I wrote about my interview with CSTA Executive Director, Chris Stephenson, yesterday and mentioned their emphasis on teaching algorithmic approaches to problem solving as early as primary school. Interestingly, a reader on Slashdot asked a related question about the need for some programming skill (no particular language, just flow control concepts that are broadly applicable in most languages) for college physics majors:
"I'm a fairly new physics professor at a well-ranked undergraduate university. When I arrived, I was surprised to discover there were no computer programming requirements for our majors. This has led to a series of fairly animated faculty curriculum conversations, driven by the question: to what extent should computer programming be a part of an undergraduate science education (in particular, physics)? This is a surprising line of questioning to me because in my career (dominated by research), I've never seriously even questioned the need. If you are a physics major, you learn to program. The exact language isn't so important as is flow control, file handling, basic methods/technique, basic resource management, and troubleshooting. The methods learned in any language can then be ported over to just about any numerical or scientific computational problem."

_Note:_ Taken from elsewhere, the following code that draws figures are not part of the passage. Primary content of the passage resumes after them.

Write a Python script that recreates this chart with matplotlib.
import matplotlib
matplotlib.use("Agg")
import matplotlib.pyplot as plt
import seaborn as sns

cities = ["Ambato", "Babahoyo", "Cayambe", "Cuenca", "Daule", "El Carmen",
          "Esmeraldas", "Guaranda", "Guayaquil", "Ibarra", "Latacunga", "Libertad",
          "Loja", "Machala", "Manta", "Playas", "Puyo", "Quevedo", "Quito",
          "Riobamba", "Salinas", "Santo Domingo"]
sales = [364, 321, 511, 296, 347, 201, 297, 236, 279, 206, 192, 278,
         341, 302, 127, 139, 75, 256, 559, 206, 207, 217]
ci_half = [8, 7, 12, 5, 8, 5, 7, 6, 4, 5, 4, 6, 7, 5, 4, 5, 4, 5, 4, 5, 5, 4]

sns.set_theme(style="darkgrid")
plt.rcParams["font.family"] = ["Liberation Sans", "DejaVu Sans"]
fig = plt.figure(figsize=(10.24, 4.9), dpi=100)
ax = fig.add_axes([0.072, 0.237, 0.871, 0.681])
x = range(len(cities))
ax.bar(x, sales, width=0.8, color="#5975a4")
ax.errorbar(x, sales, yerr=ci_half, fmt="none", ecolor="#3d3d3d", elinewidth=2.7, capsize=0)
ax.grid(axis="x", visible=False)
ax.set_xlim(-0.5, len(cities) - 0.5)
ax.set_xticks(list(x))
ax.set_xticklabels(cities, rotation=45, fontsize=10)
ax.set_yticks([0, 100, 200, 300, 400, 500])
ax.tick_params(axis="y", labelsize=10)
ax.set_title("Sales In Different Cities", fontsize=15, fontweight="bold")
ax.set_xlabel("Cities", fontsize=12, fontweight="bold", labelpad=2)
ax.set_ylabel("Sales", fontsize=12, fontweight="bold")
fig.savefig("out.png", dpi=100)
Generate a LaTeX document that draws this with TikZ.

The question is relevant well beyond physics; those of us in my masters program who have at least some programming experience are far better equipped to make use of tools like Maple and Matlab than those who have never programmed. What I thought was more interesting, however, and closely related to my post on the CSTA was one reader's response:
In a modern, educated nation...one might expect, given the ubiquity of computers, that everyone (not just science majors) have some basic understanding of programming, even if it's just -- err --- BASIC.
I'll go even further and suggest that this isn't appropriate for college, but would fit nicely into 6th and 7th grade algebra.
Bingo. Anyone up for worrying less about how to use TI-83s in class and more about getting kids to solve problems in ways that can have a long-term impact on their success in advanced study, industry, and a technology-dominated society?
Is anyone out there actually doing this? Where does your school/district introduce programming concepts, if at all?